Linking Benefits to Earnings: Two Possibilites
The Government, as has been widely reported in the past couple of days, is apparently once again looking at linking benefits to earnings rather than inflation.
As Jim Pickard notes at the FT Westminster blog the Prime Minister floated this idea earlier in the year:
It might be better to link benefits to prices unless wages have slowed – in which case they could be linked to wages.
Let’s first be clear what the Prime Minister appears to be suggesting here 0 he’s not talking about linking benefits to earnings, he’s talking of uprating benefits by the lower of inflation or earnings. That matters – firstly because the norm is for earnings to rise faster than prices. Real wages have risen in most years in the UK since the Second World War, driving living standards higher.
An excellent report out today from the Resolution Foundation finds that although real median wages have fallen by 0.3% a year since 2003, they grew by 1.6% a year between 1986 and 2002. The post-war norm is for real wages to rise, i.e. for earnings growth to be higher than inflation.
It is worth remembering that benefits were linked to earnings until 1980, at which the point the Thatcher government changed the link to prices in order to save money.

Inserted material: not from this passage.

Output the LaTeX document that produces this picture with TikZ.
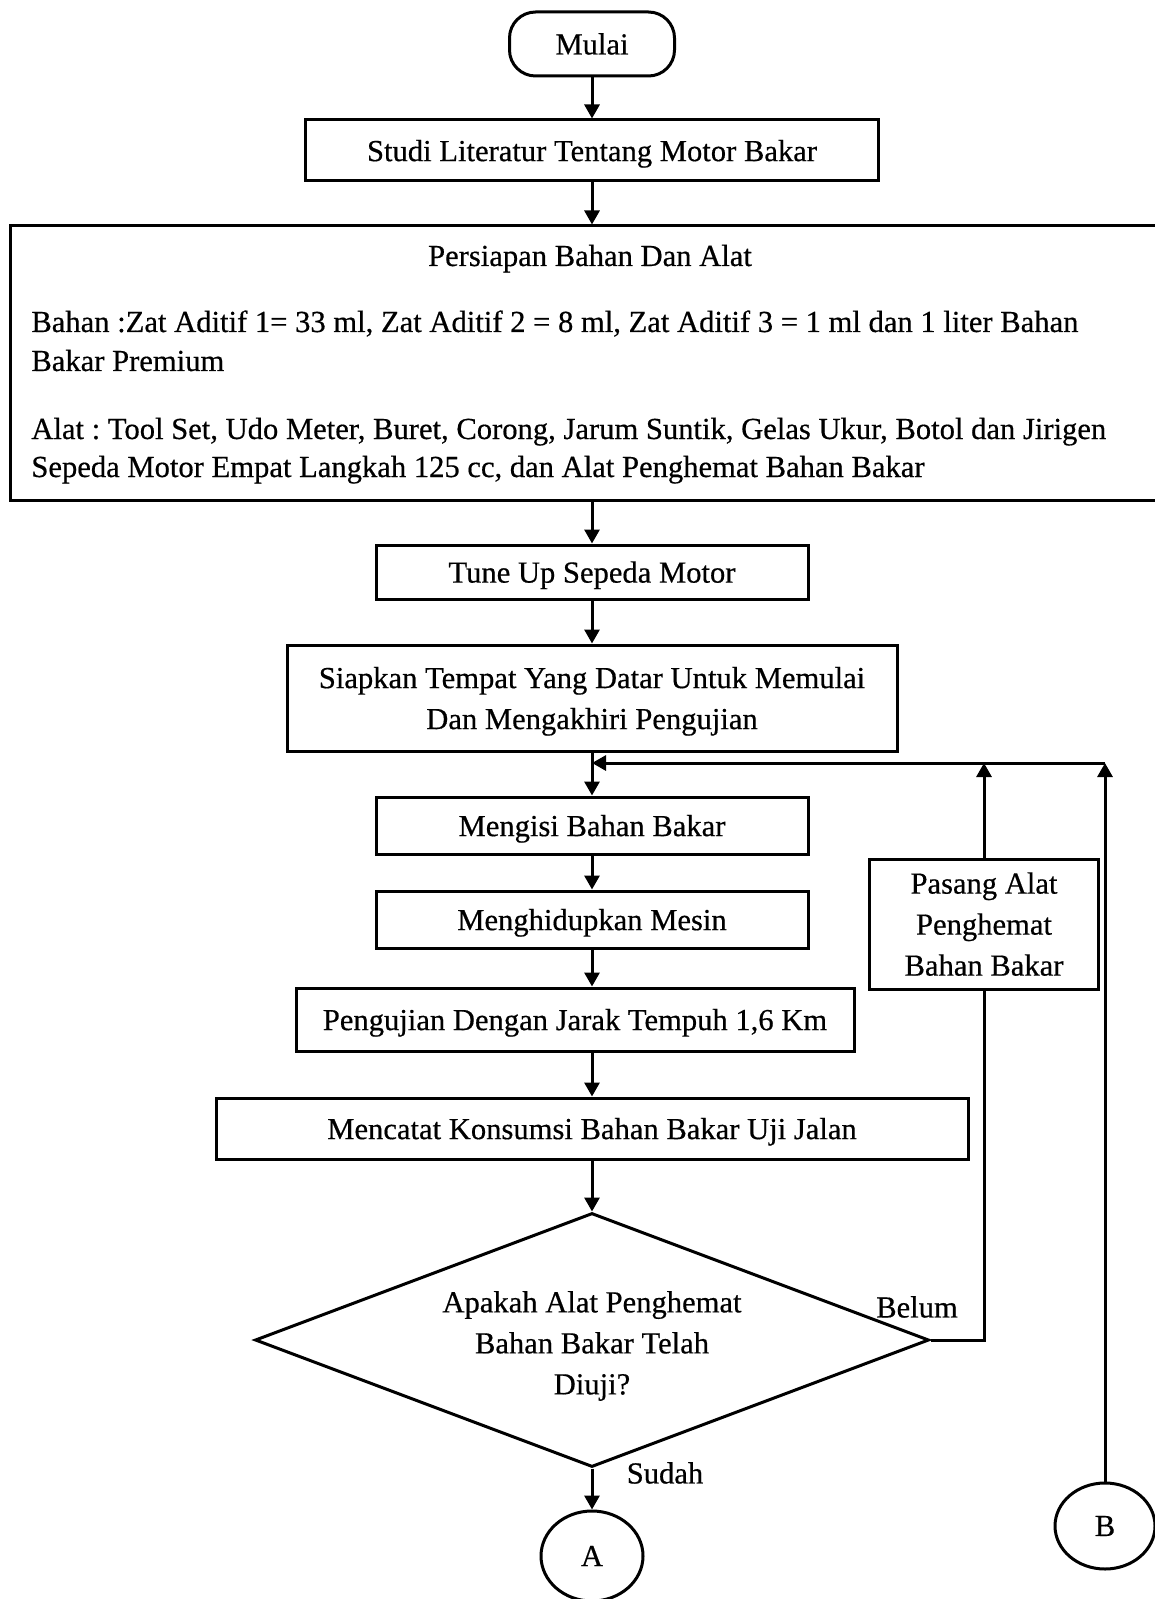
\documentclass[tikz,border=0pt]{standalone}
\usepackage{fontspec}
\setmainfont{Liberation Serif}[BoldFont=Liberation Serif,BoldFeatures={FakeBold=0.5}]

\usetikzlibrary{arrows.meta,shapes.geometric}

\begin{document}
\begin{tikzpicture}[x=0.5pt,y=-0.5pt,
  font=\fontsize{15.3}{20.5}\selectfont\bfseries\frenchspacing,
  base/.style={draw,line width=1.5pt,inner sep=0pt,align=center},
  box/.style={base,rectangle,text depth=0pt},
  terminal/.style={base,rectangle,rounded corners=13pt},
  decision/.style={base,diamond,aspect=2.65},
  connector/.style={base,ellipse},
  arr/.style={line width=1.5pt,-{Triangle[length=7pt,width=7.5pt]}},
  link/.style={line width=1.5pt},
  txt/.style={inner sep=0pt}
]
\useasboundingbox (0,0) rectangle (1155,1599);

% process steps
\node[terminal,minimum width=82.5pt,minimum height=32pt] (mulai) at (592,44) {Mulai};
\node[box,minimum width=286.5pt,minimum height=30.5pt] (studi) at (592,150.5) {Studi Literatur Tentang Motor Bakar};
\node[box,minimum width=576pt,minimum height=137pt] (persiapan) at (586,363) {};
\node[txt,anchor=base] (judul) at (590,266) {Persiapan Bahan Dan Alat};
\node[txt,anchor=base west] (bahanA) at (31,332) {Bahan :Zat Aditif 1= 33 ml, Zat Aditif 2 = 8 ml, Zat Aditif 3 = 1 ml dan 1 liter Bahan};
\node[txt,anchor=base west] (bahanB) at (31,371) {Bakar Premium};
\node[txt,anchor=base west] (alatA) at (31,439) {Alat : Tool Set, Udo Meter, Buret, Corong, Jarum Suntik, Gelas Ukur, Botol dan Jirigen};
\node[txt,anchor=base west] (alatB) at (31,477) {Sepeda Motor Empat Langkah 125 cc, dan Alat Penghemat Bahan Bakar};

\node[box,minimum width=216pt,minimum height=27pt] (tune) at (592,572) {Tune Up Sepeda Motor};
\node[box,minimum width=305pt,minimum height=53pt] (siapkan) at (592,698) {Siapkan Tempat Yang Datar Untuk Memulai\\Dan Mengakhiri Pengujian};
\node[box,minimum width=216pt,minimum height=28.5pt] (mengisi) at (592,825.5) {Mengisi Bahan Bakar};
\node[box,minimum width=216pt,minimum height=28.5pt] (hidup) at (592,919.5) {Menghidupkan Mesin};
\node[box,minimum width=279pt,minimum height=31.5pt] (uji) at (575,1019.5) {Pengujian Dengan Jarak Tempuh 1,6 Km};
\node[box,minimum width=376pt,minimum height=30.5pt] (catat) at (592,1128.5) {Mencatat Konsumsi Bahan Bakar Uji Jalan};
\node[decision,minimum width=337pt,minimum height=127pt] (cek) at (592,1340) {};
\node[txt,align=center] (cektanya) at (592,1346) {Apakah Alat Penghemat\\Bahan Bakar Telah\\Diuji?};
\node[box,minimum width=114.5pt,minimum height=65pt] (pasang) at (984,924) {Pasang Alat\\Penghemat\\Bahan Bakar};
\node[connector,minimum width=51pt,minimum height=45pt] (A) at (592,1556) {A};
\node[connector,minimum width=50pt,minimum height=43pt] (B) at (1105,1526) {B};

% branch labels
\node[txt] (belum) at (917,1307) {Belum};
\node[txt] (sudah) at (665,1473) {Sudah};

% junction of the return loop
\coordinate (J) at (592,763);

% main flow
\draw[arr] (mulai.south) -- (studi.north);
\draw[arr] (studi.south) -- (studi.south |- persiapan.north);
\draw[arr] (tune.north |- persiapan.south) -- (tune.north);
\draw[arr] (tune.south) -- (siapkan.north);
\draw[arr] (siapkan.south) -- (mengisi.north);
\draw[arr] (mengisi.south) -- (hidup.north);
\draw[arr] (hidup.south) -- (hidup.south |- uji.north);
\draw[arr] (hidup.south |- uji.south) -- (catat.north);
\draw[arr] (catat.south) -- (cek.north);
\draw[arr] (cek.south) -- (A.north);

% return loop
\draw[link] (cek.east) -| (pasang.south);
\draw[arr] (pasang.north) -- (pasang.north |- J);
\draw[arr] (B.north) -- (B.north |- J);
\draw[arr] (B.north |- J) -- (J);
\end{tikzpicture}
\end{document}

This has had a major impact on benefit levels:
the Conservative government broke the earnings-benefits link in 1980 precisely to run down benefit levels compared to the incomes of working people, and it has never been put back. In 1980, unemployment benefits were a fifth of average earnings; today they are a tenth.
The Guardian today persuasively argues against the Government’s mooted proposals on grounds of equity and fairness. But there is another question – would such a scheme (pegging benefits to the lower of inflation or earnings) actually save much cash?
The most recent OBR forecasts show that from early next year, the Government expects average earnings to be rising faster than inflation. Benefit uprating is done on September figures and this year the OBR is forecasting Q3 CPI of 2.6% compared to average earnings growth of 1.9%. But for 2013 the figures are 1.9% for CPI and 3.3% for earnings. By 2016 the OBR expects CPI to be 2.0% and earnings growth to have reached 4.6%.
So for this proposal to link benefits to the lower of earnings or wages to ‘work’ on its own terms and actually save the Treasury money one of two things must be true.
Either the Government is being hugely short-termist and actually talking about just a one year cut in uprating (2012) which will cause a lot of pain but not actually have a major impact on the deficit at all or the government has become hugely pessimistic on future earnings growth and thinks we are set for a long period of earnings growth that is slower than wage growth. In other words falling living standards for those in work for the next few years.
Neither possibility is especially cheering.
Or of course talk of linking to earnings is just a smoke screen for an outright freeze, in which case the Government should drop the talk of earnings.